Claire's Reports Marginal Growth in Q3

The company’s consolidated same store sales, adjusted EBITDA and gross profit percentage also posted gains during the quarter.

NORTH AMERICA–Specialty retailer Claire’s has released its third quarter financial results, reporting a $2.5 million increase in net sales to $314.6 million compared to the same period last year.

The company also reported that sales would have decreased 1.1 percent excluding the favorable impact from foreign currency exchange rates. Excluding the exchange rate effect, the decrease was primarily due to store closures and was partially offset by an increase in same store sales as well as an increase in new concession and company-operated store sales.
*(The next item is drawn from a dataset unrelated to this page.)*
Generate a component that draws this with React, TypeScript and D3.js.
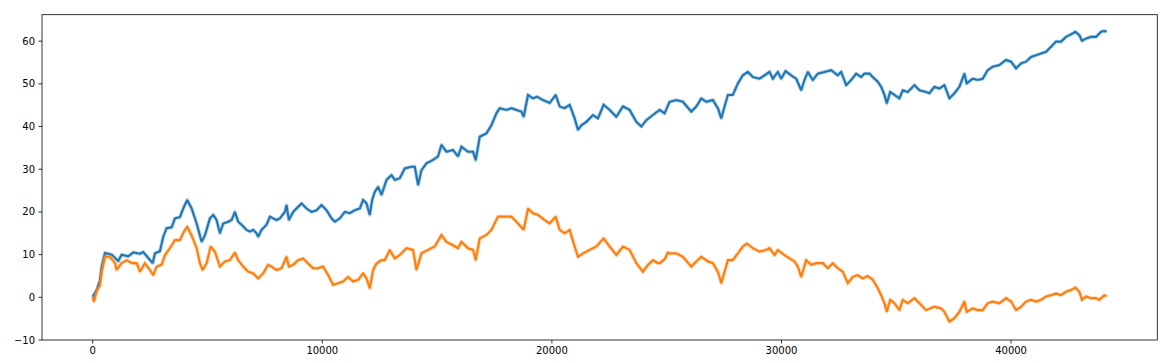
import React from 'react';
import * as d3 from 'd3';

// [step, level] pairs
const blueWalk: [number, number][] = [
  [0, 0.1], [174, 1.7], [318, 4], [392, 7.2], [535, 10.4], [827, 10], [1114, 8.5], [1262, 10], [1549, 9.6], [1767, 10.5],
  [2059, 10.2], [2202, 10.6], [2420, 9.2], [2612, 8], [2712, 10.3], [2929, 10.8], [3073, 14.2], [3221, 16.2], [3438, 16.4], [3582, 18.5],
  [3800, 18.8], [3943, 20.8], [4117, 22.8], [4309, 20.8], [4527, 17.3], [4744, 13], [4888, 14.5], [5106, 18.5], [5249, 19.3], [5397, 18.1],
  [5541, 15], [5684, 17.3], [5902, 17.7], [6050, 18.1],
  [6193, 20], [6337, 17.7], [6485, 17], [6703, 15.8], [6846, 15.4], [6990, 15.8], [7138, 15], [7208, 14.2], [7356, 15.8], [7573, 17],
  [7717, 18.9], [7861, 18.5], [8009, 18.1], [8152, 18.5], [8370, 20], [8444, 21.6], [8544, 18.1], [8731, 20], [8949, 21.2], [9097, 22],
  [9314, 20.8], [9532, 20], [9750, 20.4], [9967, 21.6], [10185, 20.4], [10403, 18.5], [10546, 17.7], [10764, 18.5], [10982, 20], [11199, 19.7],
  [11417, 20.4], [11634, 20.8], [11778, 22.8], [11926, 22], [12070, 19.3], [12170, 22.8], [12287, 24.7], [12431, 25.9], [12579, 24], [12723, 26.3],
  [12797, 27.5], [13014, 28.6], [13158, 27.5], [13375, 27.9], [13593, 30.2], [13884, 30.6], [14028, 30.6], [14172, 26.3], [14320, 29.8], [14537, 31.4],
  [14825, 32.2], [15042, 33], [15190, 35.7], [15408, 34.1], [15695, 34.5], [15913, 33], [16061, 35.3], [16348, 34.1], [16566, 34.1], [16683, 32.1],
  [16857, 37.6], [17149, 38.4], [17366, 40.3], [17584, 43.1], [17728, 44.3], [18019, 43.9], [18237, 44.3], [18455, 43.9], [18672, 43.5], [18773, 42.3],
  [18960, 47.4], [19177, 46.6], [19351, 47], [19613, 46.2], [19904, 45.5], [20165, 47.4], [20339, 44.7], [20557, 44.3], [20775, 45.1], [20992, 41.9],
  [21136, 39.2], [21284, 40.3], [21502, 41.1], [21789, 42.7], [22006, 41.9], [22254, 45.1], [22516, 43.9], [22807, 42.3], [23094, 44.7], [23386, 43.9],
  [23678, 41.1], [23895, 40], [24113, 41.5], [24400, 42.7], [24692, 43.9], [24909, 43.1], [25127, 45.8], [25419, 46.2], [25706, 45.8], [26071, 43.5],
  [26289, 44.7], [26507, 46.6], [26725, 45.8], [27012, 46.2], [27230, 44.3], [27378, 41.9], [27521, 44.7], [27665, 47.4], [27882, 47.4], [28100, 50.1],
  [28318, 52], [28535, 52.8], [28753, 51.6], [29045, 51.2], [29262, 52], [29480, 52.8], [29624, 51.2], [29842, 52.8], [29989, 51.2], [30176, 53],
  [30424, 52], [30642, 51.2], [30860, 48.5], [31003, 50.9], [31147, 52.8], [31364, 50.9], [31582, 52.4], [31873, 52.8], [32165, 53.2], [32452, 52],
  [32600, 52.8], [32818, 49.7], [33036, 50.9], [33253, 52.4], [33471, 51.6], [33614, 52.4], [33832, 52.4], [33976, 51.6], [34193, 50.5], [34341, 49.3],
  [34486, 47.4], [34587, 45.4], [34733, 48.1], [34920, 47.4], [35138, 46.6], [35282, 48.5], [35500, 48.1], [35792, 49.7], [36009, 48.5], [36300, 48.1],
  [36443, 47.8], [36661, 49.3], [36879, 48.9], [37096, 49.7], [37314, 46.6], [37532, 47.8], [37750, 49.3], [37967, 52.4], [38067, 50.1], [38328, 51.2],
  [38546, 50.9], [38763, 51.2], [38981, 53.2], [39199, 54], [39490, 54.4], [39782, 55.6], [40000, 55.2], [40217, 53.6], [40435, 54.8], [40652, 55.2],
  [40870, 56.3], [41088, 56.7], [41305, 57.1], [41523, 57.5], [41741, 58.7], [41959, 59.9], [42176, 59.9], [42394, 61], [42612, 61.6], [42799, 62.2],
  [42973, 61.4], [43090, 60.1], [43264, 60.6], [43482, 61], [43700, 61], [43917, 62.2], [44061, 62.4], [44161, 62.2],
];

const orangeWalk: [number, number][] = [
  [0, 0], [57, -1], [174, 1.5], [318, 2.8], [392, 6], [535, 9.5], [753, 9.5], [971, 8], [1045, 6.4], [1262, 8],
  [1480, 8.7], [1697, 8], [1915, 8], [2059, 6], [2276, 8], [2494, 6.4], [2638, 5.2], [2786, 7.2], [3003, 7.6], [3147, 9.9],
  [3365, 11.5], [3582, 13.4], [3800, 13.4], [3974, 15.4], [4117, 16.5], [4309, 14.5], [4527, 11.5], [4670, 8], [4788, 6.4], [4962, 8],
  [5136, 11.9], [5323, 10.7], [5541, 7.2], [5758, 8.4], [5976, 8.7],
  [6193, 10.5], [6337, 8.7], [6555, 7.2], [6773, 6], [6990, 5.6], [7208, 4.4], [7425, 5.6], [7643, 7.6], [7791, 7.2], [8009, 6.4],
  [8226, 6.8], [8444, 9.5], [8544, 7.2], [8731, 7.6], [8949, 8.7], [9166, 9.1], [9384, 7.9], [9602, 6.8], [9819, 6.8], [10037, 7.2],
  [10255, 5.2], [10472, 2.9], [10690, 3.3], [10907, 3.7], [11125, 4.8], [11343, 3.7], [11560, 4.1], [11778, 5.6], [11926, 4.4], [12070, 2.1],
  [12213, 6.4], [12361, 7.9], [12579, 8.7], [12723, 8.7],
  [12940, 11.1], [13158, 9.1], [13375, 9.9], [13667, 11.5], [13954, 11.1], [14102, 6.4], [14320, 10.3], [14607, 11.1], [14899, 11.9], [15190, 14.6],
  [15408, 13], [15695, 12.2], [15913, 11.5], [16061, 13], [16348, 11.5], [16566, 11.1], [16683, 8.7], [16857, 13.8], [17149, 14.6], [17366, 15.8],
  [17654, 18.9], [17946, 18.9], [18237, 18.9], [18455, 17.7], [18773, 15.8], [18960, 20.8], [19177, 19.7], [19395, 19.3], [19687, 18.1], [19904, 17.3],
  [20165, 18.9], [20339, 15.8], [20557, 15], [20775, 15.8], [20992, 11.9], [21136, 9.5], [21353, 10.3], [21646, 11.1], [21937, 11.9], [22254, 13.8],
  [22516, 11.9], [22807, 9.9], [23094, 11.9], [23386, 11.1], [23678, 8], [23965, 6], [24182, 7.6], [24400, 8.7], [24617, 8], [24692, 8],
  [24909, 8.9], [25054, 10.5], [25127, 10.3], [25419, 10.3], [25706, 9.5], [26071, 7.2], [26289, 8.4], [26507, 9.5], [26797, 8.4], [27012, 8],
  [27230, 6], [27378, 3.3], [27521, 6], [27665, 8.7], [27882, 8.7], [28100, 10.3], [28318, 11.9], [28492, 12.6], [28753, 11.5], [29045, 10.7],
  [29335, 11.1], [29480, 11.5], [29698, 9.9], [29842, 11.1], [30133, 9.9], [30350, 9.1], [30568, 8.4], [30712, 7.2], [30860, 4.8], [31077, 8.7],
  [31295, 7.6], [31512, 8], [31800, 8], [32018, 6.8], [32235, 8], [32452, 6.8], [32670, 6], [32888, 3.3], [33105, 4.8], [33323, 5.2],
  [33541, 4.4], [33758, 5], [33976, 4.1], [34193, 2.1], [34341, 0.5], [34486, -1.4], [34587, -3.4], [34733, -0.6], [34920, -1.4], [35138, -3],
  [35282, -0.6], [35500, -1.4], [35792, -0.2], [36009, -1.4], [36300, -3], [36661, -2.2], [36953, -2.6], [37096, -3.4], [37314, -5.7], [37532, -4.9],
  [37750, -3.4], [37967, -1], [38067, -3.4], [38328, -2.6], [38546, -3], [38763, -3], [38981, -1.4], [39199, -1], [39490, -1.4], [39782, -0.2],
  [40000, -1], [40217, -3], [40435, -2.2], [40652, -1], [40870, -0.6], [41088, -1], [41305, -0.6], [41523, 0.2], [41741, 0.5], [41959, 0.9],
  [42176, 0.5], [42394, 1.3], [42612, 1.7], [42799, 2.3], [42973, 1.3], [43090, -0.6], [43264, 0.2], [43482, -0.2], [43700, -0.2], [43843, -0.6],
  [44061, 0.5], [44161, 0.2],
];

const xTicks = [0, 10000, 20000, 30000, 40000];
const yTicks = [-10, 0, 10, 20, 30, 40, 50, 60];

const series = [
  { name: 'blue', walk: blueWalk, color: '#1f77b4' },
  { name: 'orange', walk: orangeWalk, color: '#ff7f0e' },
];

const W = 1176;
const H = 363;
const left = 42;
const right = 1157.3;
const top = 14.7;
const bottom = 340;

export default function App() {
  const xMax = d3.max(series, s => d3.max(s.walk, d => d[0])) as number;
  const pad = xMax * 0.05;
  const x = d3.scaleLinear().domain([-pad, xMax + pad]).range([left, right]);
  const y = d3.scaleLinear().domain([-10, 66.2]).range([bottom, top]);

  const line = d3.line<[number, number]>()
    .x(d => x(d[0]))
    .y(d => y(d[1]));

  const fmt = (v: number) => (v < 0 ? '\u2212' + Math.abs(v) : String(v));
  const font = 'DejaVu Sans, sans-serif';

  return (
    <svg width={W} height={H} style={{ position: 'absolute', left: 0, top: 0, background: '#fff' }}>
      <g>
        {series.map(s => (
          <g key={s.name}>
            {/* soft band standing in for the fine jitter of the walk */}
            <path
              d={line(s.walk) || ''}
              fill="none"
              stroke={s.color}
              strokeOpacity={0.3}
              strokeWidth={3.8}
              strokeLinejoin="round"
            />
            <path
              d={line(s.walk) || ''}
              fill="none"
              stroke={s.color}
              strokeWidth={2.1}
              strokeLinejoin="miter"
              strokeMiterlimit={2}
            />
          </g>
        ))}
      </g>
      <rect
        x={left}
        y={top}
        width={right - left}
        height={bottom - top}
        fill="none"
        stroke="#000"
        strokeWidth={0.8}
      />
      <g fontFamily={font} fontSize={10} fill="#000">
        {yTicks.map(t => (
          <g key={'y' + t} transform={`translate(0,${y(t)})`}>
            <line x1={left - 3.5} x2={left} stroke="#000" strokeWidth={0.8} />
            <text x={left - 7} dy="0.35em" textAnchor="end">{fmt(t)}</text>
          </g>
        ))}
        {xTicks.map(t => (
          <g key={'x' + t} transform={`translate(${x(t)},0)`}>
            <line y1={bottom} y2={bottom + 3.5} stroke="#000" strokeWidth={0.8} />
            <text y={bottom + 7} dy="0.71em" textAnchor="middle">{t}</text>
          </g>
        ))}
      </g>
    </svg>
  );
}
Consolidated same store sales also increased 1.1 percent, with North America sales increasing 2.4 percent and European sales decreasing 1 percent. For the fiscal 2017 fourth quarter-to-date period, consolidated same store sales remained flat, with North America performing similarly to Europe.

Furthermore, adjusted EBITDA (earnings before interest, taxes, depreciation and amortization) was $42.4 million, an increase of 14.8 percent compared to the same period last year. Excluding the foreign currency translation effect, adjusted EBITDA would have been $41.7 million.
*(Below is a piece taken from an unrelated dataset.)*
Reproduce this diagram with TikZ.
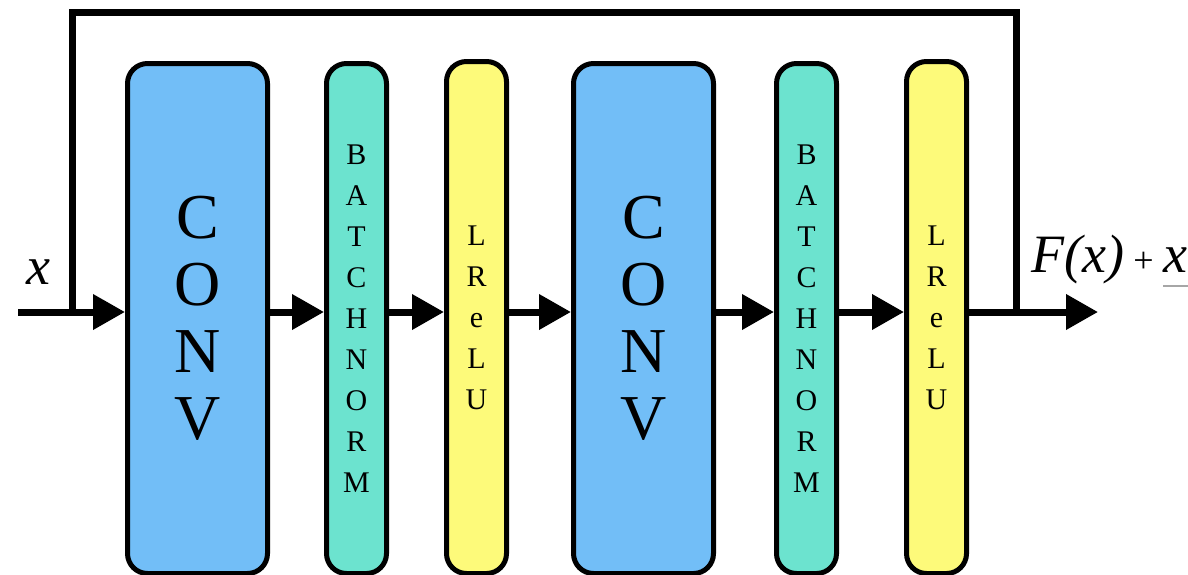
\documentclass[tikz,border=0pt]{standalone}
\usepackage{fontspec}
\setmainfont{Liberation Serif}
\usetikzlibrary{arrows.meta}
\definecolor{convblue}{HTML}{72BEF7}
\definecolor{bnteal}{HTML}{6CE3CF}
\definecolor{actyellow}{HTML}{FDFA7A}
\begin{document}
\begin{tikzpicture}[x=0.5pt,y=-0.5pt,
  layer/.style={draw=black, line width=2.5pt, rounded corners=10pt,
    inner sep=0pt, align=center, anchor=north west},
  convbox/.style={layer, fill=convblue, minimum width=70pt, minimum height=255pt,
    font=\fontsize{32}{33.5}\selectfont},
  bnbox/.style={layer, fill=bnteal, minimum width=30pt, minimum height=255pt,
    font=\fontsize{15}{20.5}\selectfont},
  actbox/.style={layer, fill=actyellow, minimum width=30pt, minimum height=256pt,
    font=\fontsize{15}{20.5}\selectfont},
  flow/.style={line width=3.5pt, -{Triangle[length=16pt,width=17pt]}},
  wire/.style={line width=3.5pt},
  mathlbl/.style={inner sep=0pt, font=\fontsize{27}{27}\selectfont\itshape}]
\useasboundingbox (0,0) rectangle (1188,574);

% processing blocks
\node[convbox] (conv1) at (125,61) {C\\O\\N\\V};
\node[bnbox]   (bn1)   at (324,61) {B\\A\\T\\C\\H\\N\\O\\R\\M};
\node[actbox]  (act1)  at (444,59) {L\\R\\e\\L\\U};
\node[convbox] (conv2) at (571,61) {C\\O\\N\\V};
\node[bnbox]   (bn2)   at (774,61) {B\\A\\T\\C\\H\\N\\O\\R\\M};
\node[actbox]  (act2)  at (904,59) {L\\R\\e\\L\\U};

% input / output points on the main line
\coordinate (in)    at (18,312);
\coordinate (out)   at (1098,312);
\coordinate (split) at (72,312);
\coordinate (merge) at (1016,312);

% main data path
\draw[flow] (in) -- (conv1.west |- in);
\draw[flow] (conv1.east |- in) -- (bn1.west |- in);
\draw[flow] (bn1.east |- in) -- (act1.west |- in);
\draw[flow] (act1.east |- in) -- (conv2.west |- in);
\draw[flow] (conv2.east |- in) -- (bn2.west |- in);
\draw[flow] (bn2.east |- in) -- (act2.west |- in);
\draw[flow] (act2.east |- in) -- (out);

% identity shortcut
\draw[wire, line join=miter] (split) -- (72,12) -- (1016,12) -- (merge);

% labels
\node[mathlbl] (xin) at (38,272) {x};
\node[mathlbl, anchor=base west] (fx) at (1031,272)
  {F(x)\,{\upshape\fontsize{18}{18}\selectfont +}\,};
\node[mathlbl, anchor=base west] (xout) at (fx.base east) {x};
\draw[gray!70, line width=0.6pt] ([yshift=-7pt]xout.base west) -- ([yshift=-7pt]xout.base east);
\end{tikzpicture}
\end{document}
Selling, general and administrative expenses also posted an increase of $2.4 million, or 2.1 percent, compared to Q3 2016. Excluding an unfavorable $2.3 million foreign currency translation effect, selling, general and administrative expenses would have increased $0.1 million.

Finally, gross profit percentage increased 200 basis points to 48.5 percent during the fiscal 2017 third quarter, compared to 46.5 percent in the prior year. This increase consisted of a 120 basis point increase in merchandise margin and a 90 basis point decrease in occupancy. According to Claire’s, the increase in merchandise margin percentage resulted from a higher initial markup and lower markdowns. The decrease in occupancy costs, as a percentage of net sales, was primarily due to the leveraging effect of an increase in same store sales.